Au début du film, Samia erre dans les rues de Casablanca, proposant ses services ici ou là. Mais qui voudrait d’une fille enceinte jusqu’aux dents et visiblement paumée ? Finalement, c’est Alba qui la recueillera pour une nuit… pour commencer.
Le scénario alterne très adroitement les rôles entre les deux femmes. Il n’y a pas, ou pas seulement, d’un côté la charitable Abla, de l’autre Samia la fille perdue. Samia se révèlera pour Abla une aide précieuse non seulement à la cuisine mais plus encore sur le plan psychologique. La plus forte des deux n’est pas nécessairement celle que l’on croirait.

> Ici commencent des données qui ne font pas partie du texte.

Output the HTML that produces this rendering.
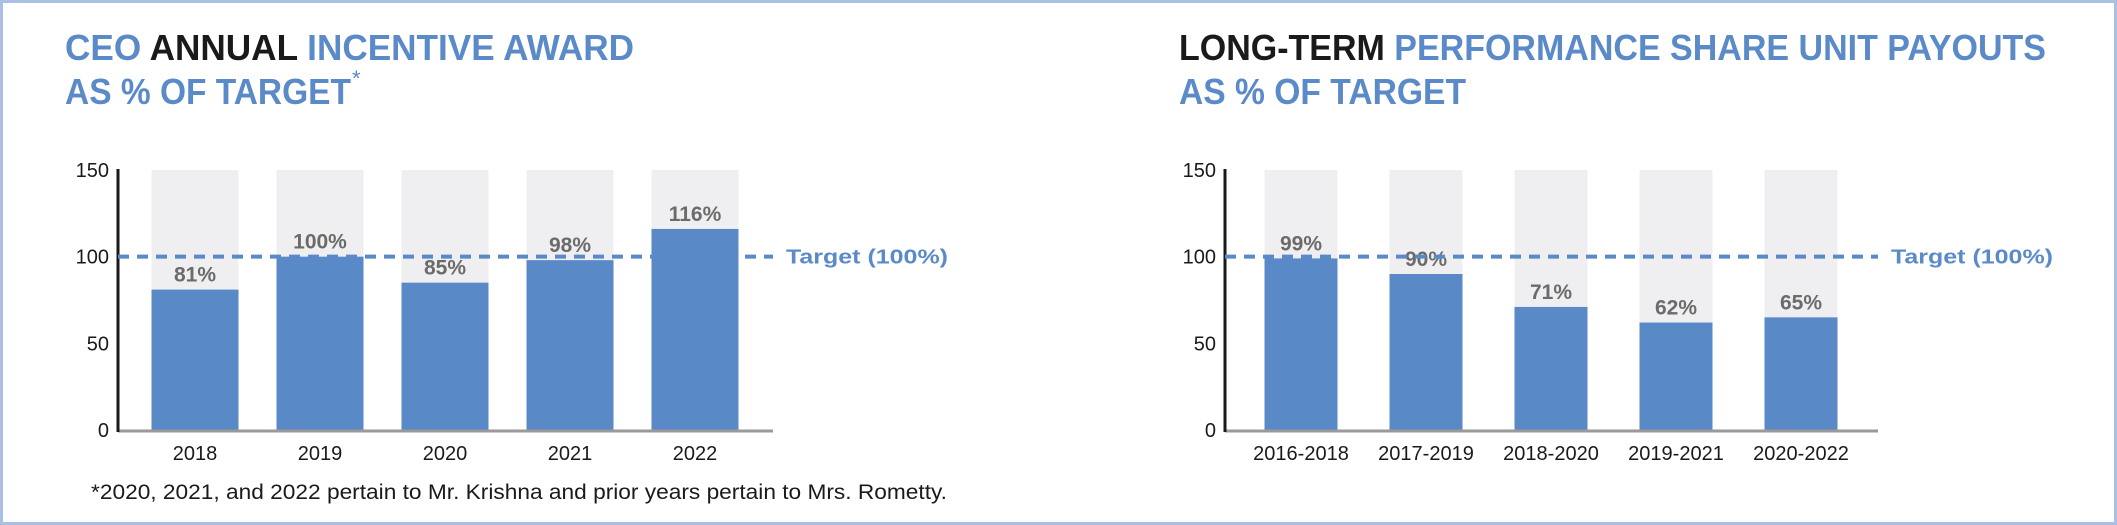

Autre qualité de ce film, le chagrin des deux femmes ne s’impose pas aux spectateurs. Au contraire, l’impression qui domine est la douceur. Parce qu’elles se comprennent sans avoir besoin de beaucoup parler, plus encore parce qu’elles sont toutes deux profondément humaines. Elles ne veulent que faire le bien. Et lorsque naîtra son bébé, Samia devra se déterminer en fonction de ce qui est bon pour lui.
Adam est tourné dans la Médina de Casablanca. Abla et Wara habitent un ancien appartement bourgeois décati mais avec de beaux restes – faïences au mur, vieux meubles – qui participent au charme du film. Un seul homme, un comparse, le soupirant d’Abla qu’elle éconduit systématiquement, mais qui sait ce que réserve l’avenir ?
Terminal Sud de Rabah Ameur-Zaïmeche (Algérie-France)
Lauréat du prix Louis Delluc pour Wesh Wesh, du prix Jean Vigo pour les Chants de Mandrin, Rabah Ameur-Zaïmeche n’en est pas à son coup d’essai avec ce nouveau film, une dystopie non située explicitement (mais il est clairement tourné en Provence, avec en particulier des vues du complexe industriel de Fos-sur-Mer). Soit donc un pays rongé par la dictature, où l’on vit dans la terreur des ninjas vêtus de noir et siglés GIU (Groupe d’Intervention Urbaine ?). Un médecin subit tout cela passivement, ce qui ne l’empêchera pas de se faire arrêter et torturer.
Le scénario (également de R. A.-Z.) est pour le moins relâché. On ne sait rien de l’idéologie du régime, par exemple, et les séquences se succèdent sans faire avancer notre compréhension de la situation au-delà de ce qui est donné au départ (un pays soumis à une dictature aussi cruelle qu’arbitraire), si bien que ce qui devrait être un thriller angoissant suscite surtout l’ennui. Des images se prolongent qui n’apportent rien au film (ce qui n’est pas le cas de la brève séquence qui montre des chevaux camarguais s’ébrouant en liberté). Quant à Ramzy Bedia, connu comme comique, il semble constamment à côté du personnage du médecin et ne parvient que rarement à exprimer l’empathie et la sensibilité du rôle. Que dire d’autre sinon que ce Terminal Sud tourné à la va comme je te pousse est une déception après les merveilles de sentiment et d’émotion des trois films précédents.
Une sélection de Tropiques-Atrium à Madiana, Fort-de-France, Martinique, février 2020.